Альбина Игоревна уже было начала отчаиваться, потому как отдавать в актёрское внучку она не хотела, – будучи коммунисткой и заслуженным ветераном труда, считала, что все актёры суть подлецы и негодяи и не более того. Но что взращивать в девочке её талант, прививая ей любовь к музыке, есть дело необходимое, Альбина Игоревна, будучи женщиной разумной и даже расчётливой, прекрасно понимала.

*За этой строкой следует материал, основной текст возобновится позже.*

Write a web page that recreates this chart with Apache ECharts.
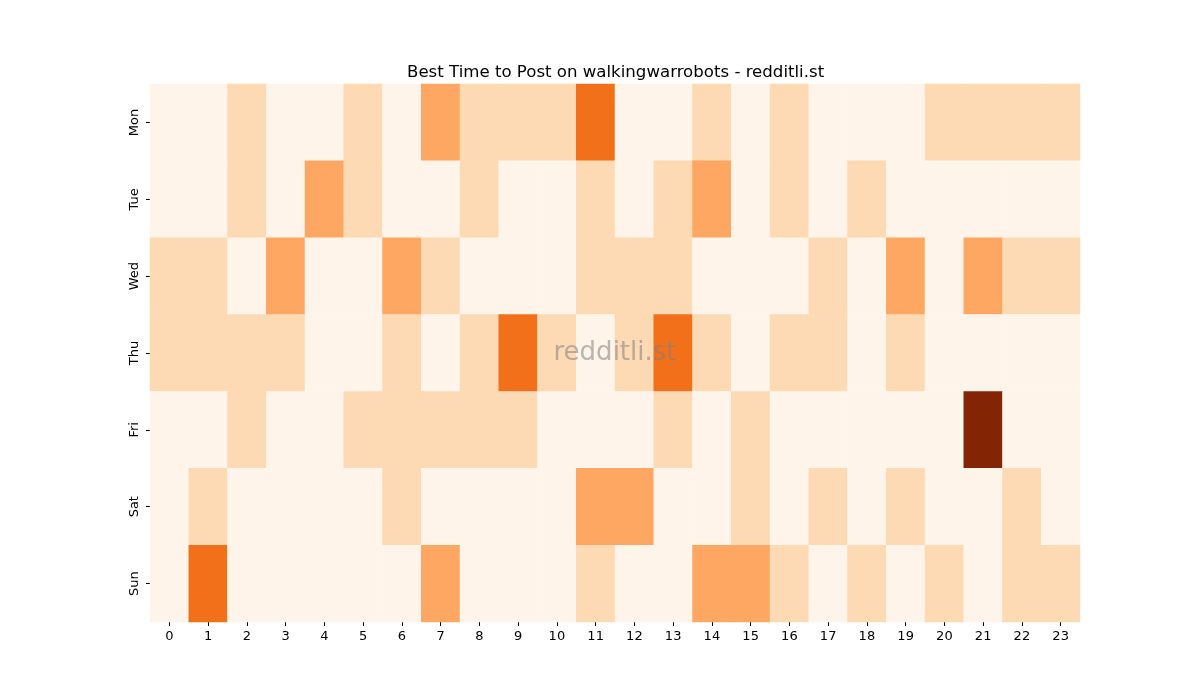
<!DOCTYPE html>
<html>
<head>
<meta charset="utf-8">
<script src="https://cdn.jsdelivr.net/npm/echarts@6/dist/echarts.min.js"></script>
<style>
    html,body{margin:0;padding:0;background:#fff;}
    #chart{width:1200px;height:700px;}
</style>
</head>
<body>
<div id="chart"></div>
<script>
    // 时段 / 星期
    var hours = ['0','1','2','3','4','5','6','7','8','9','10','11','12','13','14','15','16','17','18','19','20','21','22','23'];
    var days = ['Mon','Tue','Wed','Thu','Fri','Sat','Sun'];

    // 每天各小时的发帖数
    var monVals = [0,0,1,0,0,1,0,2,1,1,1,3,0,0,1,0,1,0,0,0,1,1,1,1];
    var tueVals = [0,0,1,0,2,1,0,0,1,0,0,1,0,1,2,0,1,0,1,0,0,0,0,0];
    var wedVals = [1,1,0,2,0,0,2,1,0,0,0,1,1,1,0,0,0,1,0,2,0,2,1,1];
    var thuVals = [1,1,1,1,0,0,1,0,1,3,1,0,1,3,1,0,1,1,0,1,0,0,0,0];
    var friVals = [0,0,1,0,0,1,1,1,1,1,0,0,0,1,0,1,0,0,0,0,0,5,0,0];
    var satVals = [0,1,0,0,0,0,1,0,0,0,0,2,2,0,0,1,0,1,0,1,0,0,1,0];
    var sunVals = [0,3,0,0,0,0,0,2,0,0,0,1,0,0,2,2,1,0,1,0,1,0,1,1];

    var rows = [monVals,tueVals,wedVals,thuVals,friVals,satVals,sunVals];
    var cells = [];
    for(var d=0;d<rows.length;d++){
        for(var h=0;h<rows[d].length;h++){
            cells.push([h,d,rows[d][h]]);
        }
    }

    var font = 'DejaVu Sans';
    var chart = echarts.init(document.getElementById('chart'));
    chart.setOption({
        animation:false,
        title:{
            text:'Best Time to Post on walkingwarrobots - redditli.st',
            left:402,
            top:59,
            textStyle:{fontFamily:font,fontSize:16.6,fontWeight:'normal',color:'#000'}
        },
        grid:{left:150,right:120,top:84,bottom:78},
        xAxis:{
            type:'category',
            data:hours,
            axisLine:{show:false},
            axisTick:{show:true,alignWithLabel:true,length:4,lineStyle:{color:'#000'}},
            axisLabel:{fontFamily:font,fontSize:13,color:'#000',margin:8},
            splitLine:{show:false}
        },
        yAxis:{
            type:'category',
            data:days,
            inverse:true,
            axisLine:{show:false},
            axisTick:{show:true,alignWithLabel:true,length:4,lineStyle:{color:'#000'}},
            axisLabel:{fontFamily:font,fontSize:13,color:'#000',rotate:90,margin:9},
            splitLine:{show:false}
        },
        visualMap:{
            show:false,
            type:'piecewise',
            dimension:2,
            pieces:[
                {value:0,color:'#fff4e9'},
                {value:1,color:'#fdd9b4'},
                {value:2,color:'#fda762'},
                {value:3,color:'#f3701b'},
                {value:4,color:'#c44103'},
                {value:5,color:'#832505'}
            ]
        },
        graphic:{
            elements:[{
                type:'text',
                x:615,
                y:353,
                z:100,
                style:{
                    text:'redditli.st',
                    font:'26px "DejaVu Sans"',
                    fill:'rgba(128,128,128,0.55)',
                    textAlign:'center',
                    textVerticalAlign:'middle'
                }
            }]
        },
        series:[{
            type:'heatmap',
            data:cells,
            itemStyle:{borderWidth:0},
            emphasis:{disabled:true}
        }]
    });
</script>
</body>
</html>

Дело не стало, но и не обернулось в своём решении каким-нибудь художественным эффектом, – Еву просто определили в музыкальную школу. И к превеликому счастью и облегчению всей семьи, Еве в этой школе понравилось. В единственной музыкальной школе того города, где тогда жила их семья – городок Жуковский в Московской области – преподавали игру на классических музыкальных инструментах и уже во вторую, так сказать, очередь – учили петь. Да и то это был хор русской народной песни. И родителям не нравилось, что, как выражался отец Евы, «их дочь скачет по сцене в этом кокошнике и горланит, прямо как оленёнок». Но мнение Игоря Ростиславовича – Евиного папы – тут мало что значило. Ева была характером в бабку, и потому Альбина Игоревна считала своим долгом воспитать внучку по собственным убеждениям.
Как бы то ни было, а пристрастие Евы к музыкальной школе прожило недолго – Ева начала драться, начались проблемы с преподавательским составом (а школа в городке, напомню, была единственная и потому дети там обучались из высоконравственных, так сказать, семей, где не допускалось подобных шалостей в столь юном для девочки возрасте). Короче говоря, выперли Еву из школы. Она достала всех, и все достали её. И она решила, что этот этап её творческого пути пройден.
В отрочестве и ранней юности Ева по-прежнему оставалась очень активным и жизнерадостным – ребёнком. В беге, на уроках физкультуры, она ничуть не уступала мальчишкам. А в тринадцать лет купила себе бутсы розовой раскраски и заявила, что намерена посвятить жизнь футболу.